SHORT EXERCISE – Write out the material exactly, with the pictures left out.

RECORDED DATA –
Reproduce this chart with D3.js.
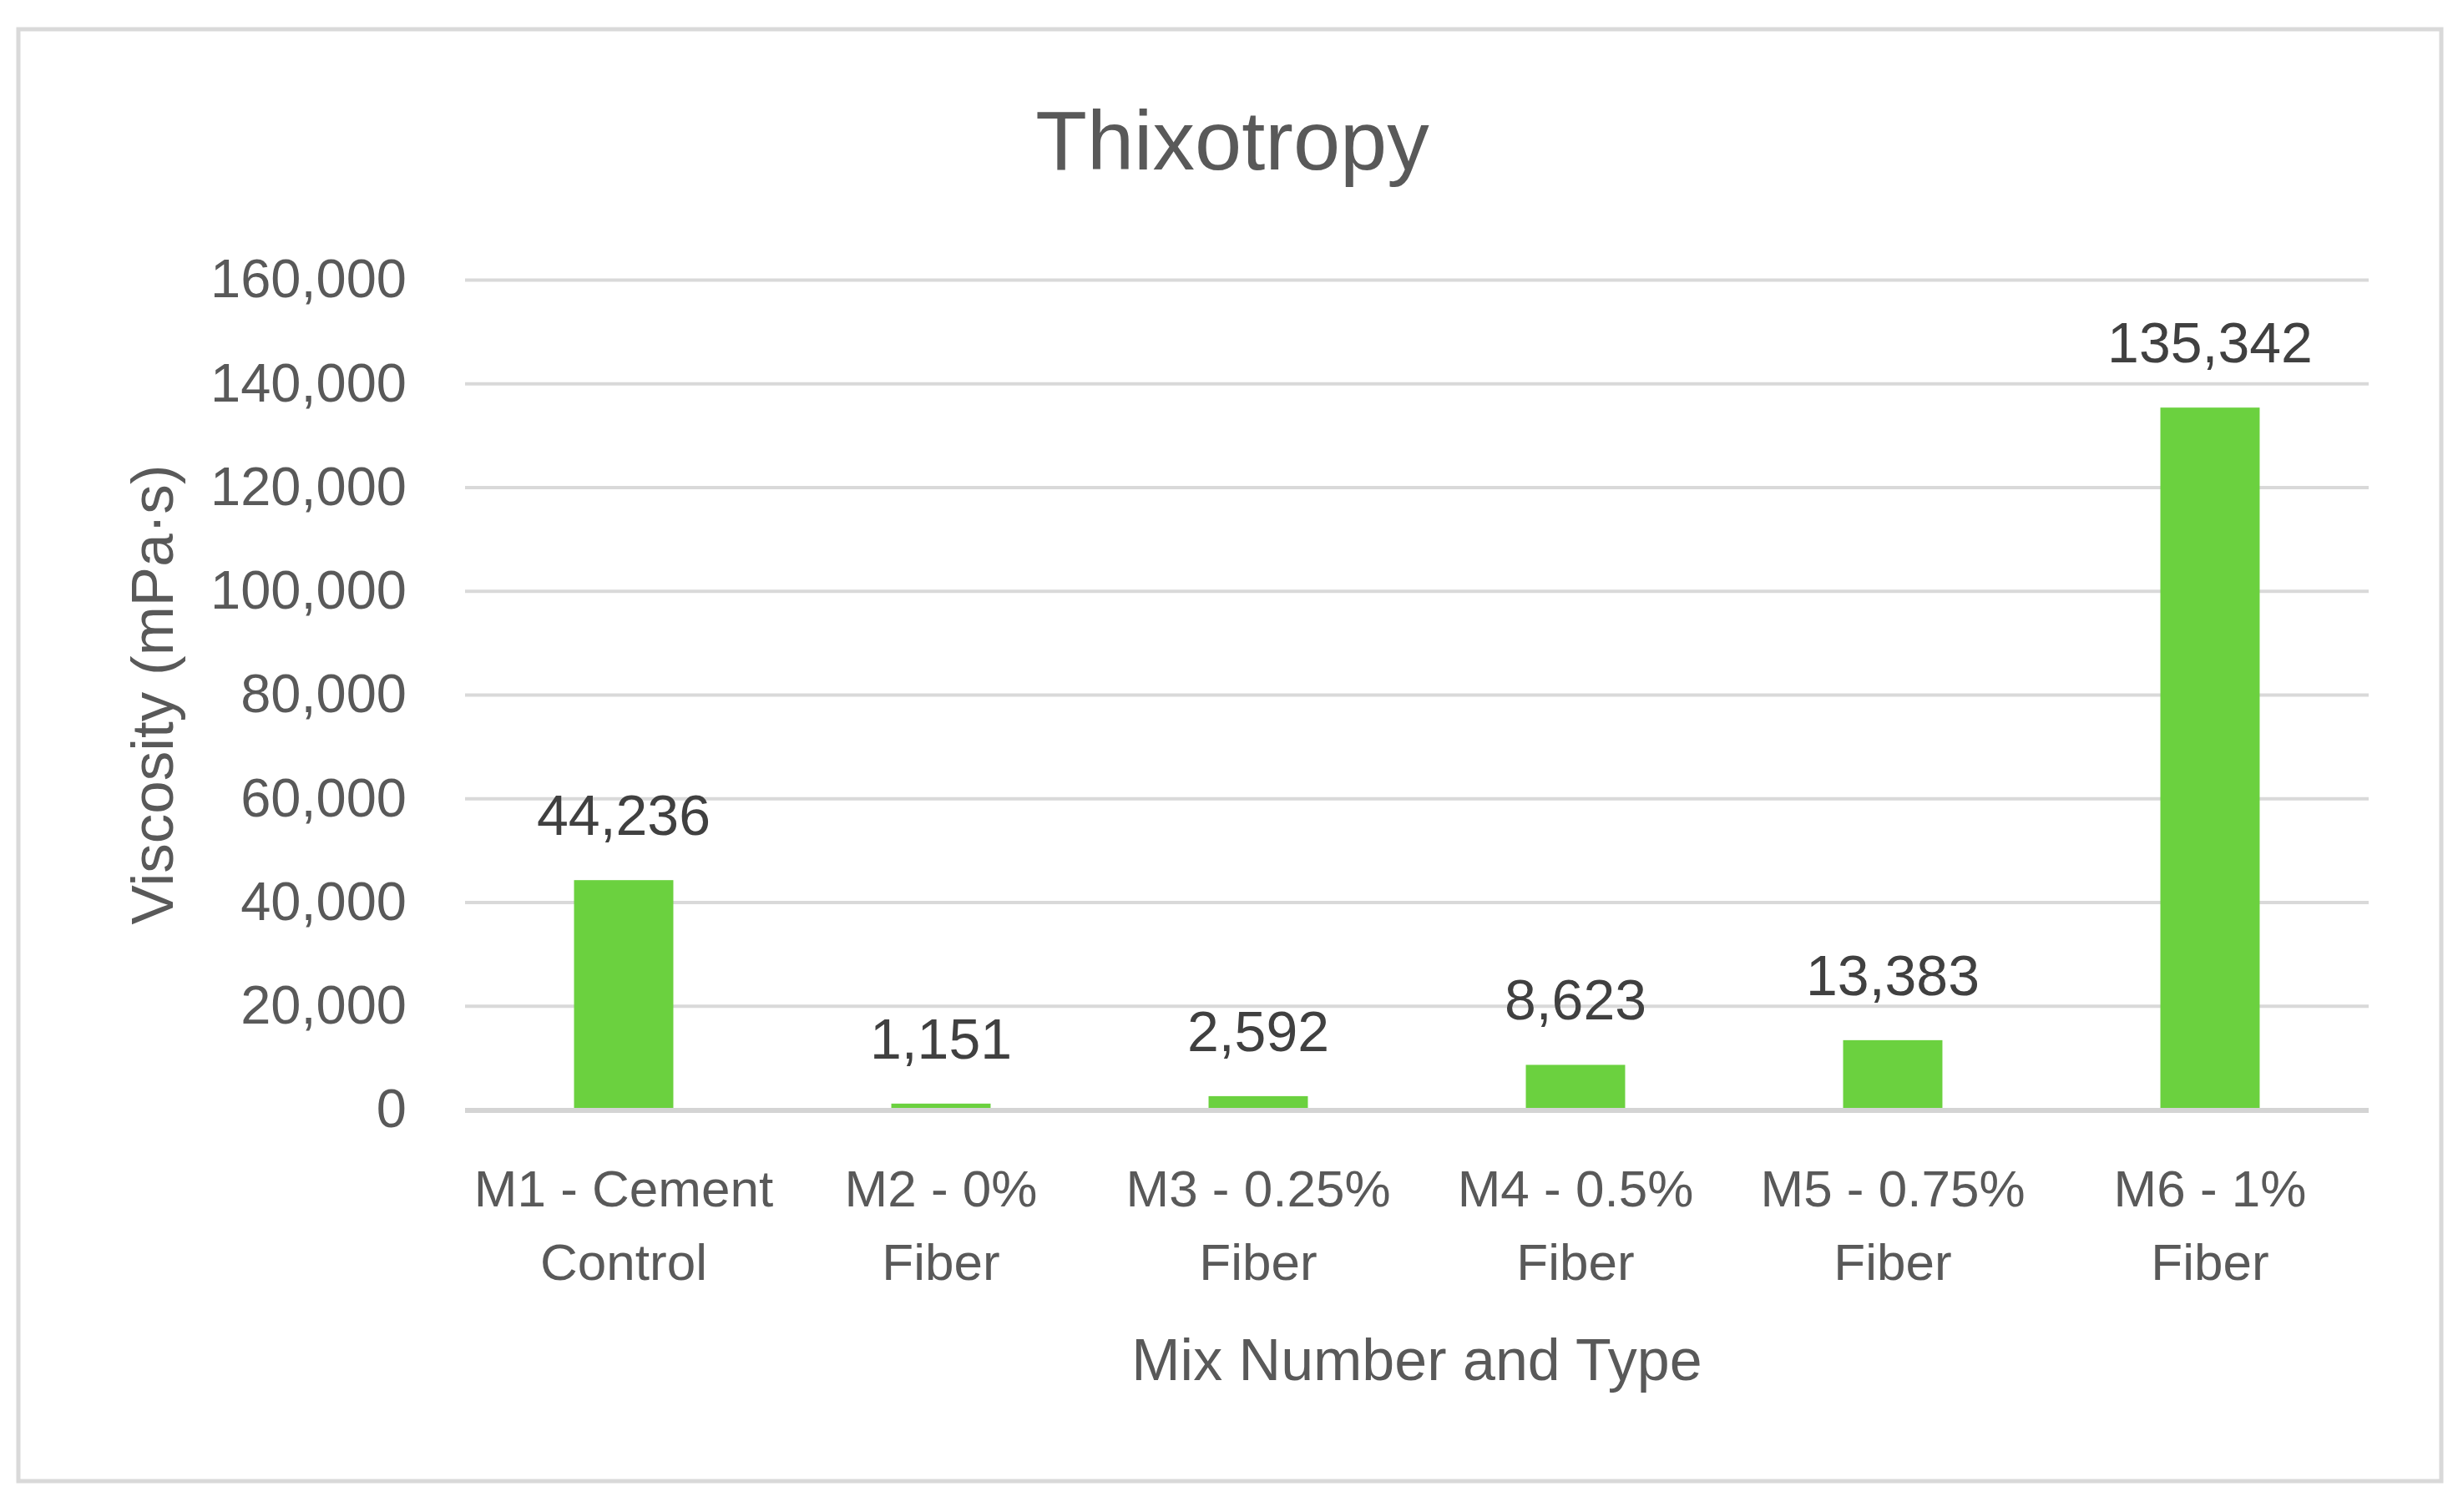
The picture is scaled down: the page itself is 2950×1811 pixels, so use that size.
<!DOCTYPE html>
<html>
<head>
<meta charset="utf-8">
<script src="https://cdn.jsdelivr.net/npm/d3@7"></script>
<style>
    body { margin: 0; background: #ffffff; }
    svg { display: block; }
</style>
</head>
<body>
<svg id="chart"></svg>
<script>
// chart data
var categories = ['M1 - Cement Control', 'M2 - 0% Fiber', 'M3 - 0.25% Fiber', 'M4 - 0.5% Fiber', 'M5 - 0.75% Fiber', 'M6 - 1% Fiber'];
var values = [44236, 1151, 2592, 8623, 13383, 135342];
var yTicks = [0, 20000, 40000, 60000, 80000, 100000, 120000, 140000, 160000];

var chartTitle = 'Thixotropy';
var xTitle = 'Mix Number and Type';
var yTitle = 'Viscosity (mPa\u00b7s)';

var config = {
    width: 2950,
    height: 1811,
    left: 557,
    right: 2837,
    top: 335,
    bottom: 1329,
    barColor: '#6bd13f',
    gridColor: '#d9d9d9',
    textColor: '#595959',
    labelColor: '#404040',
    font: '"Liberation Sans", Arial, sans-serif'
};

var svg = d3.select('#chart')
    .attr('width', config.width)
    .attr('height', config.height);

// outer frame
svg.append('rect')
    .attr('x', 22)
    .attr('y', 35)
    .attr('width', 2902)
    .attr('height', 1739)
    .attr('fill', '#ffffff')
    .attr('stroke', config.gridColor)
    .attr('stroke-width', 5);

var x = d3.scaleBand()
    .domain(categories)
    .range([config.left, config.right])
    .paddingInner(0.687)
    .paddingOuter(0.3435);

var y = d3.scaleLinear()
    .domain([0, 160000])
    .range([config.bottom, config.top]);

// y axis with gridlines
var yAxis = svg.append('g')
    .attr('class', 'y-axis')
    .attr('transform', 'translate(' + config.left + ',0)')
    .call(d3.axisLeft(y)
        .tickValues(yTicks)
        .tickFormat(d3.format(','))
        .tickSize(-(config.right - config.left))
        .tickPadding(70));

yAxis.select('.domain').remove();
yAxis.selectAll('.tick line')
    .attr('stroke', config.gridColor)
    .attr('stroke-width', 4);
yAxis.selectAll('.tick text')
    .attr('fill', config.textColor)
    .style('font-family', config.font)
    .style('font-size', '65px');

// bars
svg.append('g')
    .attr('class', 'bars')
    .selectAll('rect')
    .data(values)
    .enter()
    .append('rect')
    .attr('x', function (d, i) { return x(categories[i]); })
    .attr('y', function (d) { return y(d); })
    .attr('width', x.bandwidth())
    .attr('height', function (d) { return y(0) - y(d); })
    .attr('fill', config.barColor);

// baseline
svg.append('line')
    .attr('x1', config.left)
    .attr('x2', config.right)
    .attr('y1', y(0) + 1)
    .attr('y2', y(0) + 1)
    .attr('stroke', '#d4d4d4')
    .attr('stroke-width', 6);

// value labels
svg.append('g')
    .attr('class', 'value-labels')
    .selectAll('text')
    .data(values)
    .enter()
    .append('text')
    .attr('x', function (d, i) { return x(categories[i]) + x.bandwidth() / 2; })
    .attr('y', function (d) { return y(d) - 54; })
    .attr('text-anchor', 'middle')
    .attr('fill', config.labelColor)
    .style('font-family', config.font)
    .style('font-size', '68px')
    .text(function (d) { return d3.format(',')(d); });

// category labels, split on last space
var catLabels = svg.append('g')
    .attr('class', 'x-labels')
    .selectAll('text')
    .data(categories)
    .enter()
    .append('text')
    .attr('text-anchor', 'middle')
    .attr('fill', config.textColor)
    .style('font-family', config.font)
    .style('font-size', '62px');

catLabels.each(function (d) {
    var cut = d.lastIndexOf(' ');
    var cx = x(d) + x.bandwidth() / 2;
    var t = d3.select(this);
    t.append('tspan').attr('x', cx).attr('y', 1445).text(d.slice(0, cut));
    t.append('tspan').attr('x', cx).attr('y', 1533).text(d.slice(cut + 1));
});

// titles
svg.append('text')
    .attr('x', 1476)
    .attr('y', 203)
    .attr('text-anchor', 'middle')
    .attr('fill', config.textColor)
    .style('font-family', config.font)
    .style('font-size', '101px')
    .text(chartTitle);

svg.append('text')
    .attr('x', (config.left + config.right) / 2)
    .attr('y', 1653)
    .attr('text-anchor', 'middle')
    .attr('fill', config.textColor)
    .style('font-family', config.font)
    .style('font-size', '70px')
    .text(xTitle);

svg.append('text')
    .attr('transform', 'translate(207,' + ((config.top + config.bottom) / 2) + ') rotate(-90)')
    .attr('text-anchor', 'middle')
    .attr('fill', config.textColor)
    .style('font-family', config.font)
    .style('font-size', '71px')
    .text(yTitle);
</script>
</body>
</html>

EXERCISE SOLUTION –
Reproduce this chart with D3.js.
The picture is scaled down: the page itself is 2950×1811 pixels, so use that size.
<!DOCTYPE html>
<html>
<head>
<meta charset="utf-8">
<script src="https://cdn.jsdelivr.net/npm/d3@7"></script>
<style>
    body { margin: 0; background: #ffffff; }
    svg { display: block; }
</style>
</head>
<body>
<svg id="chart"></svg>
<script>
// chart data
var categories = ['M1 - Cement Control', 'M2 - 0% Fiber', 'M3 - 0.25% Fiber', 'M4 - 0.5% Fiber', 'M5 - 0.75% Fiber', 'M6 - 1% Fiber'];
var values = [44236, 1151, 2592, 8623, 13383, 135342];
var yTicks = [0, 20000, 40000, 60000, 80000, 100000, 120000, 140000, 160000];

var chartTitle = 'Thixotropy';
var xTitle = 'Mix Number and Type';
var yTitle = 'Viscosity (mPa\u00b7s)';

var config = {
    width: 2950,
    height: 1811,
    left: 557,
    right: 2837,
    top: 335,
    bottom: 1329,
    barColor: '#6bd13f',
    gridColor: '#d9d9d9',
    textColor: '#595959',
    labelColor: '#404040',
    font: '"Liberation Sans", Arial, sans-serif'
};

var svg = d3.select('#chart')
    .attr('width', config.width)
    .attr('height', config.height);

// outer frame
svg.append('rect')
    .attr('x', 22)
    .attr('y', 35)
    .attr('width', 2902)
    .attr('height', 1739)
    .attr('fill', '#ffffff')
    .attr('stroke', config.gridColor)
    .attr('stroke-width', 5);

var x = d3.scaleBand()
    .domain(categories)
    .range([config.left, config.right])
    .paddingInner(0.687)
    .paddingOuter(0.3435);

var y = d3.scaleLinear()
    .domain([0, 160000])
    .range([config.bottom, config.top]);

// y axis with gridlines
var yAxis = svg.append('g')
    .attr('class', 'y-axis')
    .attr('transform', 'translate(' + config.left + ',0)')
    .call(d3.axisLeft(y)
        .tickValues(yTicks)
        .tickFormat(d3.format(','))
        .tickSize(-(config.right - config.left))
        .tickPadding(70));

yAxis.select('.domain').remove();
yAxis.selectAll('.tick line')
    .attr('stroke', config.gridColor)
    .attr('stroke-width', 4);
yAxis.selectAll('.tick text')
    .attr('fill', config.textColor)
    .style('font-family', config.font)
    .style('font-size', '65px');

// bars
svg.append('g')
    .attr('class', 'bars')
    .selectAll('rect')
    .data(values)
    .enter()
    .append('rect')
    .attr('x', function (d, i) { return x(categories[i]); })
    .attr('y', function (d) { return y(d); })
    .attr('width', x.bandwidth())
    .attr('height', function (d) { return y(0) - y(d); })
    .attr('fill', config.barColor);

// baseline
svg.append('line')
    .attr('x1', config.left)
    .attr('x2', config.right)
    .attr('y1', y(0) + 1)
    .attr('y2', y(0) + 1)
    .attr('stroke', '#d4d4d4')
    .attr('stroke-width', 6);

// value labels
svg.append('g')
    .attr('class', 'value-labels')
    .selectAll('text')
    .data(values)
    .enter()
    .append('text')
    .attr('x', function (d, i) { return x(categories[i]) + x.bandwidth() / 2; })
    .attr('y', function (d) { return y(d) - 54; })
    .attr('text-anchor', 'middle')
    .attr('fill', config.labelColor)
    .style('font-family', config.font)
    .style('font-size', '68px')
    .text(function (d) { return d3.format(',')(d); });

// category labels, split on last space
var catLabels = svg.append('g')
    .attr('class', 'x-labels')
    .selectAll('text')
    .data(categories)
    .enter()
    .append('text')
    .attr('text-anchor', 'middle')
    .attr('fill', config.textColor)
    .style('font-family', config.font)
    .style('font-size', '62px');

catLabels.each(function (d) {
    var cut = d.lastIndexOf(' ');
    var cx = x(d) + x.bandwidth() / 2;
    var t = d3.select(this);
    t.append('tspan').attr('x', cx).attr('y', 1445).text(d.slice(0, cut));
    t.append('tspan').attr('x', cx).attr('y', 1533).text(d.slice(cut + 1));
});

// titles
svg.append('text')
    .attr('x', 1476)
    .attr('y', 203)
    .attr('text-anchor', 'middle')
    .attr('fill', config.textColor)
    .style('font-family', config.font)
    .style('font-size', '101px')
    .text(chartTitle);

svg.append('text')
    .attr('x', (config.left + config.right) / 2)
    .attr('y', 1653)
    .attr('text-anchor', 'middle')
    .attr('fill', config.textColor)
    .style('font-family', config.font)
    .style('font-size', '70px')
    .text(xTitle);

svg.append('text')
    .attr('transform', 'translate(207,' + ((config.top + config.bottom) / 2) + ') rotate(-90)')
    .attr('text-anchor', 'middle')
    .attr('fill', config.textColor)
    .style('font-family', config.font)
    .style('font-size', '71px')
    .text(yTitle);
</script>
</body>
</html>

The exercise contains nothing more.